Appetite for options

  • QSR had unusually high options volume Wednesday—mostly calls
  • Stock has consolidated since rallying after earnings in early August
  • Breakout potential? Traders need to account for volatility and time factors

Early Wednesday morning, Restaurant Brands (QSR), owner of multiple fast and casual franchises (Burger King, Popeye’s Chicken, and Tim Horton’s, among others) had total options volume close to seven times its daily average:

Chart 1: LiveAction scan: Unusual options volume, 8/31/22. Unusual options activity. Heavier-than-average options volume.

Source: Power E*TRADE. (For illustrative purposes. Not a recommendation.)

Also, QSR was near the top of scans for unusual call volume and high call-put ratios, with call volume nearly 15 times average in the first hour or so of trading. But unlike many of the other stocks on these lists, QSR hadn’t just released earnings, or wasn’t about to do so—a common driver of options volume.

Heavy call volume can often appear to be a bullish development to the casual observer, since calls can gain value when a stock rallies, and can also be converted into long stock positions. But aside from the reality that every call purchase has a seller on the opposite side of the trade (i.e., someone who may not share the bullish outlook of a trader who bought a call to gain from a stock’s potential upside), there’s also the possibility that heavy call volume is the result of traders getting out of existing positions, or that the calls are part of multi-legged strategy that isn’t bullish.

In this case, the call trades responsible for Wednesday’s volume surge were in the September $57.50 and $60 calls—the first strike prices immediately above and below where QSR was trading yesterday morning (roughly $59–$59.50):

Chart 2: Restaurant Brands (QSR) September call options, 8/31/22. Restaurant Brands (QSR) options chain. Large trades, but less than OI.

Source: Power E*TRADE. (For illustrative purposes. Not a recommendation.)

As always, open interest (OI) is one of the keys to unlocking what unusual options volume may represent. Rising OI means traders are establishing new positions, declining OI means they’re liquidating positions. In this case, the existing OI—which always reflects the number of open positions at the end of the previous day—in both contracts was greater than the volume. That means it’s possible at least some of Wednesday’s trades could have been liquidations. But if today’s OI levels are higher than they were on Wednesday, it will suggest the opposite.

QSR’s price chart shows the stock has been consolidating since rallying after its August 4 earnings beat:

Chart 3: Restaurant Brands (QSR), 3/30/22–8/31/22. Restaurant Brands (QSR) price chart. Rangebound after earnings rally.

Source: Power E*TRADE. (For illustrative purposes. Not a recommendation.)

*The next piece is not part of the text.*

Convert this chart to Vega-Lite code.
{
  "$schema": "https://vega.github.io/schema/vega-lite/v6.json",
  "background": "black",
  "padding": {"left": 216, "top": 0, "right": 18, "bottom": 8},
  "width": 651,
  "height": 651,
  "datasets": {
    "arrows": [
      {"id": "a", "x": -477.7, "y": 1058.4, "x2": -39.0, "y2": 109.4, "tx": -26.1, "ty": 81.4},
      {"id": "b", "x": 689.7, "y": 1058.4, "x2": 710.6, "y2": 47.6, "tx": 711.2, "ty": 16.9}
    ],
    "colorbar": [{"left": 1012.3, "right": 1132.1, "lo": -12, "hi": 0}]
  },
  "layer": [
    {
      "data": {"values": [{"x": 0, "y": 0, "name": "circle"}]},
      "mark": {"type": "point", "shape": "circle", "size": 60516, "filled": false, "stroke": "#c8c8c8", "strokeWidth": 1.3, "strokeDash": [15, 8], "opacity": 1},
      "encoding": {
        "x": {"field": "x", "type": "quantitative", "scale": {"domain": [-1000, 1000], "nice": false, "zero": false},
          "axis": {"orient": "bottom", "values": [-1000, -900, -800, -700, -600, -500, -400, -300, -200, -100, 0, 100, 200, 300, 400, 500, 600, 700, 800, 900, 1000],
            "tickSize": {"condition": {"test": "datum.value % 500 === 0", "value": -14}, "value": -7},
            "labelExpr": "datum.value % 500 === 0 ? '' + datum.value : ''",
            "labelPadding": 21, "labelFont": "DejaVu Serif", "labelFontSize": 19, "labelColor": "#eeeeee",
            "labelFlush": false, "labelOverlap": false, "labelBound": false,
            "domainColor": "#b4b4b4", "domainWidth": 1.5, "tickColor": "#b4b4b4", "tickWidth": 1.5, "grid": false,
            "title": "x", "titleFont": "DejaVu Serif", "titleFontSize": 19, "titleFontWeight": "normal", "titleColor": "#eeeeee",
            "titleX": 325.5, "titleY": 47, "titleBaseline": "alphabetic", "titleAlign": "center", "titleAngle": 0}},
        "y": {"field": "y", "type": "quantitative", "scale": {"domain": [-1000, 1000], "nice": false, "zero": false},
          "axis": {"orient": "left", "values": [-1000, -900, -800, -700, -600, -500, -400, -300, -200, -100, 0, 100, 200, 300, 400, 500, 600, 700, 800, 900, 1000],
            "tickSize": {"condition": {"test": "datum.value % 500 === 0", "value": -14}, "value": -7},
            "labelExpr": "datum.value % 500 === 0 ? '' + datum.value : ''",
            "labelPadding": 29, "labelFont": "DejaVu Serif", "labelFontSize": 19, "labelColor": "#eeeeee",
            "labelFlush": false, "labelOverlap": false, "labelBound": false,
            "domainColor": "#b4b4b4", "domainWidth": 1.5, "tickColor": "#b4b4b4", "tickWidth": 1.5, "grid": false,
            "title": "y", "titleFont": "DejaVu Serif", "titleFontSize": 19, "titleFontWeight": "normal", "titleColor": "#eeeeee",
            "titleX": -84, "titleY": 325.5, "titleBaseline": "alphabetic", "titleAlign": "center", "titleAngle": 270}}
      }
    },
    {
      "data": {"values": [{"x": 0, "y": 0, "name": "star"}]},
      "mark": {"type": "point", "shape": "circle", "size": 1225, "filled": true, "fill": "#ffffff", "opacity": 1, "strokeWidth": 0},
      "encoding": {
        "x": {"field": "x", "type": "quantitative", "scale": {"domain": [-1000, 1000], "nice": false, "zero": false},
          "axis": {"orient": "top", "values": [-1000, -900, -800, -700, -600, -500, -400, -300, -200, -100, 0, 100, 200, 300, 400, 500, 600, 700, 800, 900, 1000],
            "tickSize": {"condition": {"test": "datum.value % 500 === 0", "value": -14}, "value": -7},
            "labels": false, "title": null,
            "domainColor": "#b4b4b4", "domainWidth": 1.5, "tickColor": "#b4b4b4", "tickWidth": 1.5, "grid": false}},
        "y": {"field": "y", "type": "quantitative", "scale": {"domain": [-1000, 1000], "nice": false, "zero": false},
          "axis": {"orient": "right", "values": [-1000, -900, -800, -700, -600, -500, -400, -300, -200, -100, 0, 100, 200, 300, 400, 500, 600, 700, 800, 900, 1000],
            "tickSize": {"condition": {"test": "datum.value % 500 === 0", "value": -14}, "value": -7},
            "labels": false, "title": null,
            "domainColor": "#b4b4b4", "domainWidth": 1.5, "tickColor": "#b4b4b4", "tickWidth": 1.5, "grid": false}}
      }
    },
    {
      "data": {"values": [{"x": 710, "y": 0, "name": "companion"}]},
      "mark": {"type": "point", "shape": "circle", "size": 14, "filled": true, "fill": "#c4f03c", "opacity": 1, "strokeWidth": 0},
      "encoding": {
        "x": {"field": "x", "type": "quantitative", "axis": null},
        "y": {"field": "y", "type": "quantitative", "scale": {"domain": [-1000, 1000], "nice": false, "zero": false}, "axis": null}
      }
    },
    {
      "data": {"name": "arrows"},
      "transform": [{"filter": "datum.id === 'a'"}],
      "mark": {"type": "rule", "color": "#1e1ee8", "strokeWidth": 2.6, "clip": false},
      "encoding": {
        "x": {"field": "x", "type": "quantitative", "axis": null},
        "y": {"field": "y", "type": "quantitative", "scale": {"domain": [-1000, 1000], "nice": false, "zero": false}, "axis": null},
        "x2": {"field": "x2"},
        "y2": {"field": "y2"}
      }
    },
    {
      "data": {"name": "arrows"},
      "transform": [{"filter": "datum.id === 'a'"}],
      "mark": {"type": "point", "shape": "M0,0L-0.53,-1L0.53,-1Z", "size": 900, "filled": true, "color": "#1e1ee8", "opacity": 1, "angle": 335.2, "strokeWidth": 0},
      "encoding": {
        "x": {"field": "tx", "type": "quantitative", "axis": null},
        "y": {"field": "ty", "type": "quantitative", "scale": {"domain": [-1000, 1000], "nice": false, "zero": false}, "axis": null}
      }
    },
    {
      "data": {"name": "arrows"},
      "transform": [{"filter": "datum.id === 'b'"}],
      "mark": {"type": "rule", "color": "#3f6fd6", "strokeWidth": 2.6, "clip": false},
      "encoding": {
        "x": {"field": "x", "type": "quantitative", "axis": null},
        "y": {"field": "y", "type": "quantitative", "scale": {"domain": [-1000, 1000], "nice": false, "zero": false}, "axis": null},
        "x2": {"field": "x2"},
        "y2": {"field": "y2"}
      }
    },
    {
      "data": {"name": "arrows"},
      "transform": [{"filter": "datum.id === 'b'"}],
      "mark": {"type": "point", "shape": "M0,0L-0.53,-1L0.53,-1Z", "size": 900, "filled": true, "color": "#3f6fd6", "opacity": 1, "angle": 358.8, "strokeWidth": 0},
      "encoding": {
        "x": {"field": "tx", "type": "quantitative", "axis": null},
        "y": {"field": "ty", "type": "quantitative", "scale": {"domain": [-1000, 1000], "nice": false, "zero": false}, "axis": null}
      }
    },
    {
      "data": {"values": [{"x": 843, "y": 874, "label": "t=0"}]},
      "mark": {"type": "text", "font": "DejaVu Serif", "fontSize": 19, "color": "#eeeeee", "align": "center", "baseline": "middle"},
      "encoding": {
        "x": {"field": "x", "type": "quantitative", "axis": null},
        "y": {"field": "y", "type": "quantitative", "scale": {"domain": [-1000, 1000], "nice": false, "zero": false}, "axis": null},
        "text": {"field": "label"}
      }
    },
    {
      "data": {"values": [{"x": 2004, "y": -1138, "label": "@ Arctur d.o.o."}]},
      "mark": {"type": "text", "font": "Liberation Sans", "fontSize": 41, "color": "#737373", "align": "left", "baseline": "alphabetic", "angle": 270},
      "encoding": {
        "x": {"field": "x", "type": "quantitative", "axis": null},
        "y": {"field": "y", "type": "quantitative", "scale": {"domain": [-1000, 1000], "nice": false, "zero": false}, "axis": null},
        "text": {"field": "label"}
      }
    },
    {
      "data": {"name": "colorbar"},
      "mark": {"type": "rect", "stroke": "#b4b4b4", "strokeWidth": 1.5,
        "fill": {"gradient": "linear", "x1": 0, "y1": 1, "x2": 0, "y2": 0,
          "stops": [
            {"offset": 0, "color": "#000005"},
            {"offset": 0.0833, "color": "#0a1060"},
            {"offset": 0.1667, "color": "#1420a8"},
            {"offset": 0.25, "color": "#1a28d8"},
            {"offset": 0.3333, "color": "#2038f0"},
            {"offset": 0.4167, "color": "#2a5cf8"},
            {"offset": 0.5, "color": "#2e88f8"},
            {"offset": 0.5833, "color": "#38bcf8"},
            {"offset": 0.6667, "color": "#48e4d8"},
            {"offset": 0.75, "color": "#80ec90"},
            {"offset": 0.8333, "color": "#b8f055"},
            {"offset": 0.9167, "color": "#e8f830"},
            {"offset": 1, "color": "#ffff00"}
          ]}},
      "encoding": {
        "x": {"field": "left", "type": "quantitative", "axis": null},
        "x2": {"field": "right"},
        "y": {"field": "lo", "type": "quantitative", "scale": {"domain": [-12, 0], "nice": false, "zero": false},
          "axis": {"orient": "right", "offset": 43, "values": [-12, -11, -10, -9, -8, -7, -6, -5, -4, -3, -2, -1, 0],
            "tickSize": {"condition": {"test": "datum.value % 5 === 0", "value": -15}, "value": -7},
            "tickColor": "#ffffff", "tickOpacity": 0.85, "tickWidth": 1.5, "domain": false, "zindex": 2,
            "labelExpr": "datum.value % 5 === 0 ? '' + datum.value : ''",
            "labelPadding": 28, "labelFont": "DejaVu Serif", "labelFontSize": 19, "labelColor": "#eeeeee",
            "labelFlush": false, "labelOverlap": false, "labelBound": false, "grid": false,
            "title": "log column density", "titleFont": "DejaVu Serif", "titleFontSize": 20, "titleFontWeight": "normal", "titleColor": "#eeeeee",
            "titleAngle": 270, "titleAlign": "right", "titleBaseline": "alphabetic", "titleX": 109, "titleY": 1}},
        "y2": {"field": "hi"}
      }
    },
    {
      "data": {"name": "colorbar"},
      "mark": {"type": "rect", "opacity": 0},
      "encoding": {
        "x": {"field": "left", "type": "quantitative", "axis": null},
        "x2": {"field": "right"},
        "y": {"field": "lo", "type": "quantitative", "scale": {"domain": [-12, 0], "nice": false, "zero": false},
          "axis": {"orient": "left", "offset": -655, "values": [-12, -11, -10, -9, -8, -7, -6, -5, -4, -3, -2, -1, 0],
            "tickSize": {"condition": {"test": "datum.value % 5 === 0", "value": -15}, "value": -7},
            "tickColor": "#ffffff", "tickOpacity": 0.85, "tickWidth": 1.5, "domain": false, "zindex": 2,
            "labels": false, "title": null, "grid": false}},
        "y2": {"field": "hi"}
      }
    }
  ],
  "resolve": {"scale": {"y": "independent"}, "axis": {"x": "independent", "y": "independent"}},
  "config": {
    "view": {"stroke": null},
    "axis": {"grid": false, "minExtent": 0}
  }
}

Regardless of any questions surrounding yesterday’s options activity, pauses such as this can encourage some traders to think about a “long volatility” trade (e.g., a long straddle or strangle) with the potential to profit from a breakout move in either direction. As “S&P range highlights “strangle hurdle” illustrated, such positions can sometimes be profitable, but they must be selectively executed and carefully managed to avoid the losses that can occur because of declining volatility and time decay.

Today’s numbers include (all times ET): Challenger Job-Cut Report (7:30 a.m.), Jobless Claims (8:30 a.m.), Productivity and Costs (8:30 a.m.), S&P Global Manufacturing PMI (9:45 a.m.), ISM Manufacturing Index (10 a.m.), Construction Spending (10 a.m.), EIA Natural Gas Report (10:30 a.m.).

Today’s earnings include: Ollie's Bargain Outlet (OLLI), Campbell Soup (CPB), G-III Apparel (GIII), Ciena (CIEN), Broadcom (AVGO), Lululemon (LULU).

Friday’s numbers include (all times ET): Employment Situation (8:30 a.m.), Factory Orders (10 a.m.), Vehicle Sales (time undetermined).

Friday’s earnings include: Hurco (HURC).